Black market for python skins worth $1 billion a year: Report

A picture of a python skin. Illegal python skins worth an estimated US$1 billion (S$ 1.3 billion) are being imported into Europe every year to feed growing demand for the luxury leather, according to a new report. -- ST FILE PHOTO: JOSEPH N
A picture of a python skin. Illegal python skins worth an estimated US$1 billion (S$ 1.3 billion) are being imported into Europe every year to feed growing demand for the luxury leather, according to a new report. -- ST FILE PHOTO: JOSEPH NAIR

PARIS (AFP) - Illegal python skins worth an estimated US$1 billion (S$1.3 billion) are being imported into Europe every year to feed growing demand for the luxury leather, according to a new report.

Nearly 500,000 skins are shipped on the black market from South-east Asia every year to grace the windows of Europe's fashion houses, particularly in France, Germany and Spain, a report by the Python Conservation Partnership found.

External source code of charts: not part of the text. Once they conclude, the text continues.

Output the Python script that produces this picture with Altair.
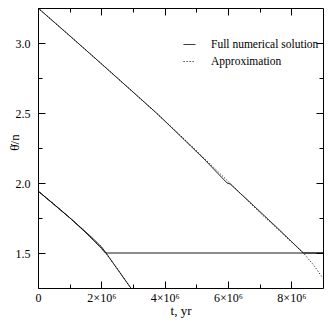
import altair as alt
import pandas as pd

# ---- data (t in years, value = theta-dot / n) ----
FULL_UP_T = [0, 1.0e6, 2.0e6, 3.0e6, 3.70e6, 3.75e6, 4.5e6, 5.25e6, 5.97e6, 6.07e6, 6.8e6, 7.6e6, 8.38e6, 9.0e6]
FULL_UP_V = [3.25, 3.052, 2.852, 2.65, 2.508, 2.498, 2.335, 2.17, 2.0, 1.993, 1.84, 1.67, 1.5, 1.5]

APPROX_UP_T = [0, 1e6, 2e6, 3e6, 4e6, 5e6, 6e6, 7e6, 8e6, 8.38e6, 8.7e6, 9.0e6]
APPROX_UP_V = [3.25, 3.052, 2.852, 2.65, 2.445, 2.232, 2.012, 1.79, 1.58, 1.5, 1.415, 1.32]

FULL_LOW_T = [0, 0.25e6, 0.5e6, 0.75e6, 1.0e6, 1.25e6, 1.5e6, 1.75e6, 2.0e6, 2.13e6, 9.0e6]
FULL_LOW_V = [1.943, 1.895, 1.848, 1.80, 1.752, 1.70, 1.647, 1.59, 1.533, 1.5, 1.5]

FULL_LOW2_T = [0, 0.5e6, 1.0e6, 1.5e6, 1.75e6, 2.0e6, 2.15e6, 2.5e6, 2.93e6]
FULL_LOW2_V = [1.943, 1.848, 1.752, 1.652, 1.60, 1.545, 1.5, 1.387, 1.25]

APPROX_LOW_T = [0, 0.5e6, 1.0e6, 1.5e6, 2.0e6, 2.5e6, 2.93e6]
APPROX_LOW_V = [1.943, 1.85, 1.752, 1.65, 1.54, 1.39, 1.25]

SERIES = ["Full numerical solution", "Approximation"]
X_MAJOR = [0, 2e6, 4e6, 6e6, 8e6]
X_MINOR = [1e6, 3e6, 5e6, 7e6]
Y_MAJOR = [1.5, 2.0, 2.5, 3.0]
Y_MINOR = [1.75, 2.25, 2.75]

rows = []
def add(ts, vs, series, curve):
    for t, v in zip(ts, vs):
        rows.append({"t": t, "v": v, "series": series, "curve": curve})

add(FULL_UP_T, FULL_UP_V, SERIES[0], "full_up")
add(FULL_LOW_T, FULL_LOW_V, SERIES[0], "full_low")
add(FULL_LOW2_T, FULL_LOW2_V, SERIES[0], "full_low2")
add(APPROX_UP_T, APPROX_UP_V, SERIES[1], "approx_up")
add(APPROX_LOW_T, APPROX_LOW_V, SERIES[1], "approx_low")
df = pd.DataFrame(rows)

FONT = "Liberation Serif"
XS = alt.Scale(domain=[0, 9e6], nice=False, zero=False)
YS = alt.Scale(domain=[1.25, 3.25], nice=False, zero=False)


def tick_axis(orient, values, size, **kw):
    base = dict(orient=orient, values=values, tickSize=size, offset=-size,
                domain=False, grid=False, tickColor="black", tickWidth=1,
                labels=False, title=None)
    base.update(kw)
    return alt.Axis(**base)


base = alt.Chart(df)

lines = base.mark_line(color="black", strokeWidth=1, clip=True).encode(
    x=alt.X("t:Q", scale=XS, axis=tick_axis(
        "bottom", X_MAJOR, 7, labels=True,
        labelExpr="datum.value == 0 ? '0' : (datum.value / 1000000) + '×10⁶'",
        labelFont=FONT, labelFontSize=12, labelColor="black", labelPadding=4,
        labelFlush=False, labelAngle=0,
        title="t, yr", titleFont=FONT, titleFontSize=13, titleFontWeight="normal",
        titleColor="black", titlePadding=1)),
    y=alt.Y("v:Q", scale=YS, axis=tick_axis(
        "left", Y_MAJOR, 7, labels=True, format=".1f",
        labelFont=FONT, labelFontSize=12, labelColor="black", labelPadding=8,
        labelFlush=False,
        title="θ̇/n", titleFont=FONT, titleFontSize=13, titleFontWeight="normal",
        titleColor="black", titleX=-31, titleY=134, titleAngle=270,
        titleAlign="center", titleBaseline="middle")),
    detail="curve:N",
    strokeDash=alt.StrokeDash(
        "series:N",
        scale=alt.Scale(domain=SERIES, range=[[1, 0], [1, 2]]),
        legend=alt.Legend(
            orient="none", legendX=145, legendY=30, title=None,
            symbolType="stroke", symbolSize=140, symbolStrokeWidth=1,
            symbolStrokeColor="black", labelFont=FONT, labelFontSize=11.5,
            labelColor="black", labelOffset=15, rowPadding=5, padding=0,
        ),
    ),
)

ghost = base.mark_point(opacity=0, size=1)

minor = ghost.encode(
    x=alt.X("t:Q", scale=XS, axis=tick_axis("bottom", X_MINOR, 4)),
    y=alt.Y("v:Q", scale=YS, axis=tick_axis("left", Y_MINOR, 4)),
)
top_right_major = ghost.encode(
    x=alt.X("t:Q", scale=XS, axis=tick_axis("top", X_MAJOR, 7)),
    y=alt.Y("v:Q", scale=YS, axis=tick_axis("right", Y_MAJOR, 7)),
)
top_right_minor = ghost.encode(
    x=alt.X("t:Q", scale=XS, axis=tick_axis("top", X_MINOR, 4)),
    y=alt.Y("v:Q", scale=YS, axis=tick_axis("right", Y_MINOR, 4)),
)

chart = (
    alt.layer(lines, minor, top_right_major, top_right_minor)
    .resolve_axis(x="independent", y="independent")
    .properties(
        width=285, height=280, autosize="none",
        padding={"left": 30, "top": 0, "right": 1, "bottom": 31},
        background="white",
    )
    .configure_view(stroke="black", strokeWidth=1)
)

chart.save("out.html", embed_options={"renderer": "svg", "actions": False})
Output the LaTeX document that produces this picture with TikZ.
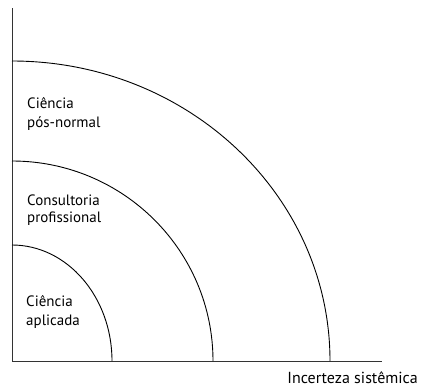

The rising demand from major brands like Calvin Klein and Jimmy Choo, which use the exotic patterned skin to make handbags, shoes and jackets, is depleting wild populations of the giant snake.

Instead, the report said commercial python farming, previously deemed unviable as the snakes take too long to mature and are difficult to feed and breed in captivity, could be the answer.

"This report offers a possible alternative solution to the sourcing of python skins for which demand is escalating," said Mr Jean-Christophe Vie, a senior executive at the International Union for Conservation of Nature, which backed the study.

"However, there is still some way to go towards more transparent, better-managed python farming." The study is the first published by the Python Conservation Partnership, which is backed by the owner of luxury fashion house Gucci, Kering, and the IUCN.

Pythons are already farmed commercially in China and Thailand and some in Vietnam, according to the report.

But in Indonesia and Malaysia, the top suppliers of Asia's reticulated python and the Burmese python, the snakes are still caught in the wild as they have been for almost eight decades.

Even skins that claim to be from farms in Laos, Cambodia, Indonesia and Malaysia should be "treated with caution" as laundering of python hides is so widespread in these countries, the study found.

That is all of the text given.